_TO DO_. Write out, word for word, the stretch of lines beginning at the one with "Write a Python" and ending at the one with "import pandas as pd", omitting the images.

________________

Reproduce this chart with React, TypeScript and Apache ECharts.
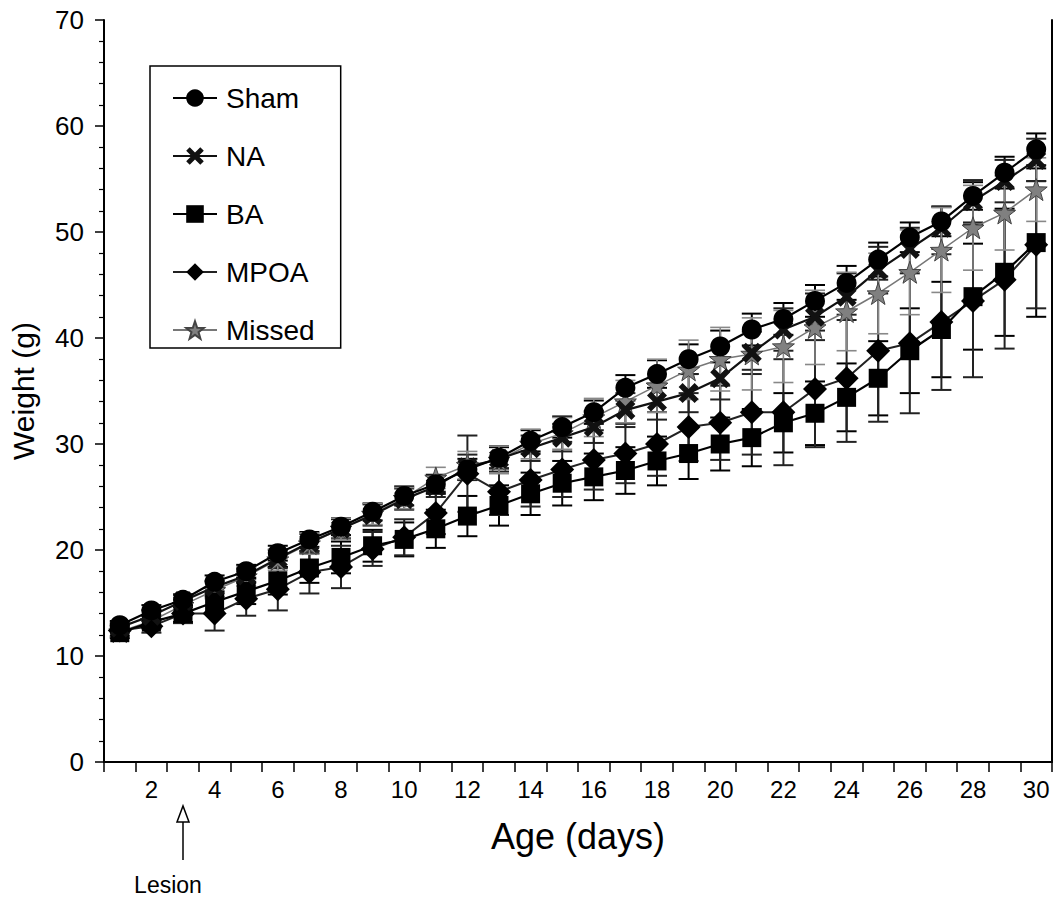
import React, { useEffect, useRef } from "react";
import * as echarts from "echarts";

const days: string[] = Array.from({ length: 30 }, (_, i) => String(i + 1));

const shamMean = [12.9, 14.3, 15.3, 17.0, 18.0, 19.7, 21.0, 22.2, 23.6, 25.1, 26.2, 27.6, 28.7, 30.3, 31.6, 33.0, 35.3, 36.6, 38.0, 39.2, 40.8, 41.8, 43.5, 45.2, 47.4, 49.5, 51.0, 53.4, 55.6, 57.8];
const shamErr = [0.4, 0.5, 0.5, 0.6, 0.6, 0.7, 0.7, 0.8, 0.8, 0.9, 0.9, 1.0, 1.0, 1.0, 1.0, 1.1, 1.2, 1.3, 1.4, 1.5, 1.5, 1.5, 1.5, 1.6, 1.6, 1.4, 1.4, 1.3, 1.5, 1.5];

const naMean = [12.7, 13.8, 15.2, 16.5, 17.6, 19.2, 20.7, 22.0, 23.3, 24.8, 26.0, 27.8, 28.6, 29.6, 30.6, 31.6, 33.2, 34.0, 34.8, 36.2, 38.6, 40.8, 42.0, 43.9, 46.4, 48.4, 50.4, 52.9, 54.8, 56.8];
const naErr = [0.4, 0.5, 0.6, 0.6, 0.7, 0.8, 0.8, 0.9, 1.0, 1.0, 1.0, 1.2, 1.2, 1.2, 1.3, 1.5, 1.6, 1.7, 1.8, 2.0, 2.0, 2.0, 2.2, 2.2, 2.2, 2.0, 2.0, 2.0, 2.0, 2.0];

const baMean = [12.2, 13.2, 14.0, 15.1, 16.1, 17.1, 18.3, 19.3, 20.4, 21.0, 22.0, 23.2, 24.2, 25.3, 26.3, 26.9, 27.5, 28.4, 29.1, 30.0, 30.6, 32.0, 32.9, 34.4, 36.2, 38.8, 40.8, 43.9, 46.2, 49.0];
const baErr = [0.5, 0.6, 0.8, 1.0, 1.2, 1.3, 1.4, 1.5, 1.5, 1.6, 1.8, 1.9, 1.9, 2.0, 2.1, 2.2, 2.2, 2.3, 2.4, 2.5, 2.7, 2.8, 3.0, 3.2, 3.5, 4.0, 4.5, 5.0, 6.0, 7.0];

const mpoaMean = [12.4, 12.8, 14.0, 14.0, 15.4, 16.3, 17.9, 18.4, 20.1, 21.2, 23.5, 27.2, 25.5, 26.6, 27.6, 28.5, 29.1, 30.0, 31.6, 32.0, 33.0, 33.0, 35.2, 36.2, 38.8, 39.5, 41.5, 43.5, 45.5, 48.8];
const mpoaErr = [0.5, 0.6, 0.9, 1.6, 1.6, 2.0, 2.0, 2.0, 1.6, 1.7, 2.0, 3.6, 2.2, 2.5, 2.6, 2.8, 2.8, 3.0, 3.2, 3.5, 4.0, 5.0, 5.5, 6.0, 6.7, 6.6, 6.4, 7.2, 6.5, 6.0];

const missedMean = [12.3, 13.3, 14.8, 16.2, 17.5, 19.1, 20.6, 22.0, 23.4, 24.9, 26.8, 28.0, 28.5, 30.0, 31.0, 32.5, 34.0, 35.5, 37.0, 38.0, 38.5, 39.2, 41.0, 42.5, 44.2, 46.2, 48.3, 50.4, 51.8, 54.0];
const missedErr = [0.5, 0.6, 0.7, 0.8, 0.9, 1.0, 1.0, 1.0, 1.0, 1.0, 1.0, 1.3, 1.3, 1.4, 1.5, 1.8, 2.0, 2.5, 2.8, 3.0, 3.4, 3.4, 3.5, 3.7, 3.8, 4.0, 4.0, 4.0, 3.5, 3.0];

const yTicks = { min: 0, max: 70, interval: 10 };
const lesionDay = "3";

const FONT = "'Liberation Sans', Arial, Helvetica, sans-serif";

const X_PATH = "path://M0,4 L4,0 L10,6 L16,0 L20,4 L14,10 L20,16 L16,20 L10,14 L4,20 L0,16 L6,10 Z";
const STAR_PATH = "path://M10,0 L12.35,6.76 L19.51,6.91 L13.8,11.24 L15.88,18.09 L10,14 L4.12,18.09 L6.2,11.24 L0.49,6.91 L7.65,6.76 Z";

type Group = {
  name: string;
  mean: number[];
  err: number[];
  symbol: string;
  size: number;
  color: string;
  lineColor: string;
  lineWidth: number;
  barColor: string;
  border?: string;
};

const groups: Group[] = [
  { name: "Sham", mean: shamMean, err: shamErr, symbol: "circle", size: 20, color: "#000", lineColor: "#000", lineWidth: 2.2, barColor: "#000" },
  { name: "NA", mean: naMean, err: naErr, symbol: X_PATH, size: 20, color: "#111", lineColor: "#111", lineWidth: 2.2, barColor: "#222" },
  { name: "BA", mean: baMean, err: baErr, symbol: "rect", size: 19, color: "#000", lineColor: "#000", lineWidth: 2.2, barColor: "#000" },
  { name: "MPOA", mean: mpoaMean, err: mpoaErr, symbol: "diamond", size: 24, color: "#000", lineColor: "#222", lineWidth: 2, barColor: "#222" },
  { name: "Missed", mean: missedMean, err: missedErr, symbol: STAR_PATH, size: 22, color: "#808080", lineColor: "#777", lineWidth: 1.5, barColor: "#888", border: "#444" },
];

export default function App() {
  const ref = useRef<HTMLDivElement>(null);

  useEffect(() => {
    if (!ref.current) return;
    const chart = echarts.init(ref.current, undefined, { renderer: "svg" });

    const errSeries = groups.map((g, gi) => ({
      type: "custom",
      name: g.name + " err",
      z: 1,
      data: g.mean.map((m, i) => [i, m, g.err[i]]),
      encode: { x: 0, y: 1 },
      renderItem: (params: any, api: any) => {
        const x = api.value(0);
        const y = api.value(1);
        const e = api.value(2);
        const top = api.coord([x, y + e]);
        const bot = api.coord([x, y - e]);
        const w = 10;
        const style = { stroke: g.barColor, lineWidth: gi === 4 ? 1.6 : 2 };
        return {
          type: "group",
          children: [
            { type: "line", shape: { x1: top[0], y1: top[1], x2: bot[0], y2: bot[1] }, style },
            { type: "line", shape: { x1: top[0] - w, y1: top[1], x2: top[0] + w, y2: top[1] }, style },
            { type: "line", shape: { x1: bot[0] - w, y1: bot[1], x2: bot[0] + w, y2: bot[1] }, style },
          ],
        };
      },
    }));

    const lineSeries = groups.map((g, gi) => ({
      type: "line",
      name: g.name,
      data: g.mean,
      z: 3 + (4 - gi),
      symbol: g.symbol,
      symbolSize: g.size,
      showAllSymbol: true,
      lineStyle: { color: g.lineColor, width: g.lineWidth },
      itemStyle: { color: g.color, borderColor: g.border || g.color, borderWidth: g.border ? 1 : 0 },
      emphasis: { disabled: true },
    }));

    chart.setOption({
      animation: false,
      backgroundColor: "#fff",
      textStyle: { fontFamily: FONT },
      grid: { left: 103, right: 10, top: 20, bottom: 140, containLabel: false },
      legend: {
        data: groups.map((g) => g.name),
        orient: "vertical",
        left: 150,
        top: 66,
        padding: [18, 26, 4, 22],
        itemGap: 30,
        itemWidth: 44,
        itemHeight: 22,
        borderColor: "#000",
        borderWidth: 1.5,
        backgroundColor: "#fff",
        selectedMode: false,
        textStyle: { fontFamily: FONT, fontSize: 28, color: "#000", lineHeight: 28, padding: [0, 0, 0, 4] },
      },
      xAxis: {
        type: "category",
        data: days,
        boundaryGap: true,
        name: "Age (days)",
        nameLocation: "middle",
        nameGap: 56,
        nameTextStyle: { fontFamily: FONT, fontSize: 36, color: "#000" },
        axisLine: { lineStyle: { color: "#000", width: 2 } },
        axisTick: { show: true, interval: 0, length: 10, lineStyle: { color: "#000", width: 1.5 } },
        axisLabel: {
          interval: (index: number) => index % 2 === 1,
          margin: 15,
          fontFamily: FONT,
          fontSize: 24,
          color: "#000",
        },
        splitLine: { show: false },
      },
      yAxis: [
        {
          type: "value",
          min: yTicks.min,
          max: yTicks.max,
          interval: yTicks.interval,
          name: "Weight (g)",
          nameLocation: "middle",
          nameGap: 66,
          nameTextStyle: { fontFamily: FONT, fontSize: 30, color: "#000" },
          axisLine: { show: true, lineStyle: { color: "#000", width: 2 } },
          axisTick: { show: true, length: 9, lineStyle: { color: "#000", width: 1.5 } },
          minorTick: { show: true, splitNumber: 5, length: 5, lineStyle: { color: "#000", width: 1.2 } },
          axisLabel: { margin: 20, fontFamily: FONT, fontSize: 26, color: "#000" },
          splitLine: { show: false },
        },
        {
          type: "value",
          min: yTicks.min,
          max: yTicks.max,
          interval: yTicks.interval,
          position: "right",
          axisLine: { show: true, lineStyle: { color: "#000", width: 2 } },
          axisTick: { show: false },
          axisLabel: { show: false },
          splitLine: { show: false },
        },
      ],
      series: [...errSeries, ...lineSeries],
    });

    const lx = chart.convertToPixel({ xAxisIndex: 0 }, lesionDay) as number;
    chart.setOption({
      graphic: [
        {
          type: "group",
          children: [
            { type: "line", shape: { x1: lx, y1: 860, x2: lx, y2: 822 }, style: { stroke: "#000", lineWidth: 1.5 } },
            { type: "polygon", shape: { points: [[lx - 6, 822], [lx + 6, 822], [lx, 806]] }, style: { fill: "#fff", stroke: "#000", lineWidth: 1.5 } },
            { type: "text", x: lx - 15, y: 885, style: { text: "Lesion", fontFamily: FONT, fontSize: 23, fill: "#000", align: "center", verticalAlign: "middle" } },
          ],
        },
      ],
    });

    return () => chart.dispose();
  }, []);

  return <div ref={ref} style={{ position: "absolute", left: 0, top: 0, width: 1062, height: 902 }} />;
}
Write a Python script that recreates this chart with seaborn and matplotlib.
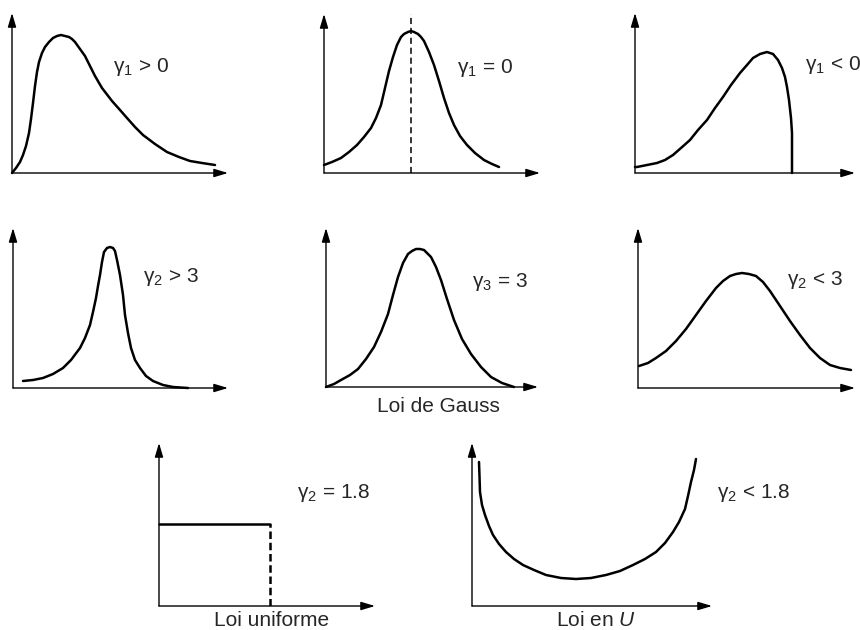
import matplotlib
matplotlib.use("Agg")
import matplotlib.pyplot as plt
import seaborn as sns
import pandas as pd

# ---- data (x offset from y-axis, height above x-axis, in px) ----
p1_x = [0, 4, 8, 11, 14, 17, 19, 21, 23, 25, 27, 30, 33, 37, 41, 45, 49, 53, 57, 60, 63, 68, 73,
        78, 83, 90, 100, 108, 115, 123, 131, 143, 155, 167, 178, 190, 203]
p1_y = [0, 5, 11, 18, 27, 40, 54, 70, 87, 101, 111, 120, 126, 131, 135, 137, 138, 137, 136, 134,
        131, 124, 117, 107, 97, 85, 72, 63, 55, 46, 38, 29, 21, 16, 12, 10, 8]

p2_x = [0, 8, 17, 25, 33, 40, 47, 52, 57, 61, 65, 69, 73, 77, 80, 84, 87, 90, 94, 97, 100, 105,
        110, 115, 120, 125, 130, 136, 143, 151, 160, 168, 175]
p2_y = [8, 11, 15, 21, 28, 36, 45, 55, 68, 85, 102, 116, 128, 136, 139, 141, 142, 141, 139, 136,
        132, 121, 108, 92, 75, 60, 48, 37, 28, 20, 13, 9, 6]
p2_mean = 87

p3_x = [0, 2, 12, 22, 30, 38, 46, 55, 63, 72, 80, 88, 96, 105, 112, 118, 125, 132, 138, 143,
        147, 150, 152, 154, 156, 157, 157]
p3_y = [6, 6, 8, 10, 13, 18, 25, 33, 43, 53, 65, 76, 88, 100, 108, 115, 119, 121, 119, 113,
        105, 96, 86, 73, 55, 40, 0]

p4_x = [10, 20, 30, 40, 50, 58, 67, 72, 77, 80, 83, 85, 87, 89, 91, 94, 97, 100, 102, 104, 107,
        110, 112, 115, 118, 122, 127, 133, 140, 150, 160, 175]
p4_y = [7, 8, 10, 14, 20, 28, 40, 50, 63, 76, 90, 102, 113, 126, 136, 140, 141, 140, 137, 128,
        113, 93, 73, 55, 40, 28, 20, 12, 7, 3, 1, 0]

p5_x = [0, 8, 15, 24, 32, 40, 48, 55, 62, 67, 72, 77, 82, 86, 90, 94, 98, 102, 105, 110, 115,
        121, 128, 136, 145, 155, 165, 176, 188]
p5_y = [0, 3, 7, 12, 18, 28, 40, 55, 73, 92, 110, 124, 133, 136, 138, 138, 137, 133, 130, 120,
        107, 88, 67, 48, 33, 20, 10, 4, 0]

p6_x = [1, 10, 18, 28, 38, 48, 58, 68, 78, 85, 92, 98, 104, 111, 118, 125, 132, 142, 152, 162,
        172, 182, 192, 202, 213]
p6_y = [22, 25, 30, 37, 47, 59, 73, 87, 100, 107, 112, 114, 115, 114, 112, 106, 97, 82, 67, 53,
        40, 30, 23, 20, 18]

p7_x = [0, 111]
p7_y = [82, 82]

p8_x = [7, 7.5, 8, 10, 13, 17, 21, 27, 34, 42, 51, 62, 74, 89, 104, 119, 134, 148, 161, 173, 184,
        193, 201, 207, 213, 216, 219, 222, 224]
p8_y = [144, 130, 114, 101, 91, 80, 71, 62, 54, 47, 41, 36, 31, 28, 27, 28, 31, 35, 41, 47, 54,
        63, 74, 84, 97, 110, 124, 136, 147]

labels = [r"$\mathregular{\gamma_1}$ > 0", r"$\mathregular{\gamma_1}$ = 0", r"$\mathregular{\gamma_1}$ < 0",
          r"$\mathregular{\gamma_2}$ > 3", r"$\mathregular{\gamma_3}$ = 3", r"$\mathregular{\gamma_2}$ < 3",
          r"$\mathregular{\gamma_2}$ = 1.8", r"$\mathregular{\gamma_2}$ < 1.8"]
captions = ["Loi de Gauss", "Loi uniforme", r"Loi en $\mathit{U}$"]

sns.set_theme(style="white")
plt.rcParams["font.family"] = ["Liberation Sans", "DejaVu Sans"]
plt.rcParams["mathtext.fontset"] = "custom"
plt.rcParams["mathtext.rm"] = "Liberation Sans"
plt.rcParams["mathtext.it"] = "Liberation Sans:italic"

W, H = 860, 630
fig = plt.figure(figsize=(8.6, 6.3), dpi=100)
fig.patch.set_facecolor("white")

CURVE_LW = 1.8
AXIS_LW = 1.0


def make_ax(xpx, ypx, wpx, hpx):
    ax = fig.add_axes([xpx / W, (H - ypx) / H, wpx / W, hpx / H])
    ax.set_xlim(0, wpx)
    ax.set_ylim(0, hpx)
    ax.set_axis_off()
    ax.set_facecolor("none")
    style = "-|>,head_length=0.6,head_width=0.18"
    ax.annotate("", xy=(1, 0), xytext=(0, 0), xycoords="axes fraction",
                arrowprops=dict(arrowstyle=style, color="black", lw=AXIS_LW,
                                shrinkA=0, shrinkB=0, mutation_scale=14))
    ax.annotate("", xy=(0, 1), xytext=(0, 0), xycoords="axes fraction",
                arrowprops=dict(arrowstyle=style, color="black", lw=AXIS_LW,
                                shrinkA=0, shrinkB=0, mutation_scale=14))
    return ax


def curve(ax, xs, ys, **kw):
    df = pd.DataFrame({"x": xs, "y": ys})
    sns.lineplot(data=df, x="x", y="y", ax=ax, color="black", lw=CURVE_LW,
                 sort=False, estimator=None, clip_on=False,
                 solid_joinstyle="round", solid_capstyle="round", **kw)
    ax.set_axis_off()


# panel geometry (y-axis x position, x-axis y position, width, height) in px
ax1 = make_ax(12, 173, 216, 160)
curve(ax1, p1_x, p1_y)
ax2 = make_ax(324, 173, 216, 159)
curve(ax2, p2_x, p2_y)
ax2.axvline(p2_mean, color="black", lw=1.1, ls=(0, (4, 2.5)))
ax3 = make_ax(635, 173, 220, 160)
curve(ax3, p3_x, p3_y)

ax4 = make_ax(13, 388, 215, 160)
curve(ax4, p4_x, p4_y)
ax5 = make_ax(326, 387, 212, 159)
curve(ax5, p5_x, p5_y)
ax6 = make_ax(638, 388, 217, 160)
curve(ax6, p6_x, p6_y)

ax7 = make_ax(159, 606, 216, 163)
curve(ax7, p7_x, p7_y)
ax7.vlines(p7_x[-1], 0, p7_y[-1], colors="black", lw=CURVE_LW, linestyles=(0, (3, 1.5)))
ax8 = make_ax(472, 606, 240, 163)
curve(ax8, p8_x, p8_y)

FS = 15
label_pos = [(113, 67), (457, 68), (805, 65), (143, 277), (472, 282), (787, 280),
             (297, 493), (717, 493)]
for (lx, ly), txt in zip(label_pos, labels):
    fig.text(lx / W, 1 - ly / H, txt, fontsize=FS, ha="left", va="center")

caption_pos = [(438, 407), (272, 621), (596, 621)]
for (cx, cy), txt in zip(caption_pos, captions):
    fig.text(cx / W, 1 - cy / H, txt, fontsize=FS, ha="center", va="center")

fig.savefig("out.png", dpi=100, facecolor="white")
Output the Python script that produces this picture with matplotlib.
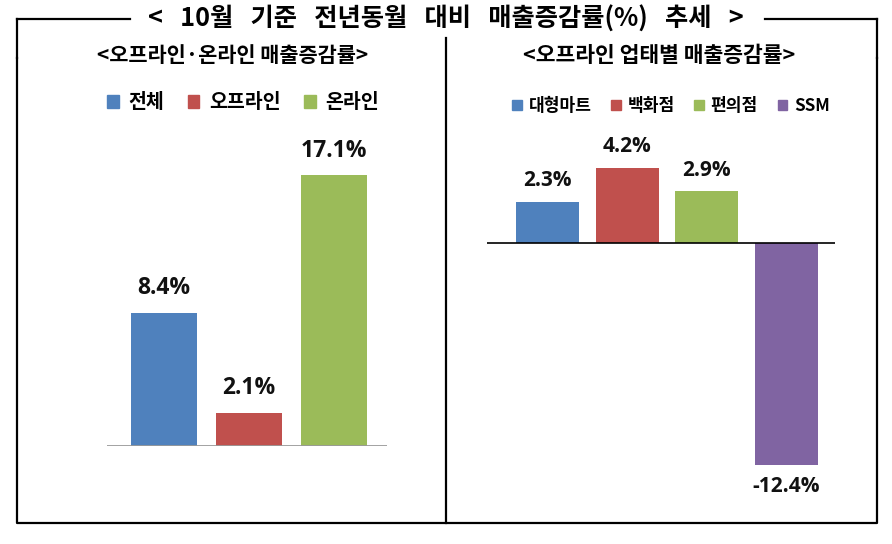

________________

_SOLUTION TO THIS EXERCISE_.
Write a Python script that recreates this chart with seaborn and matplotlib.
import matplotlib
matplotlib.use("Agg")
import matplotlib.pyplot as plt
import seaborn as sns
import pandas as pd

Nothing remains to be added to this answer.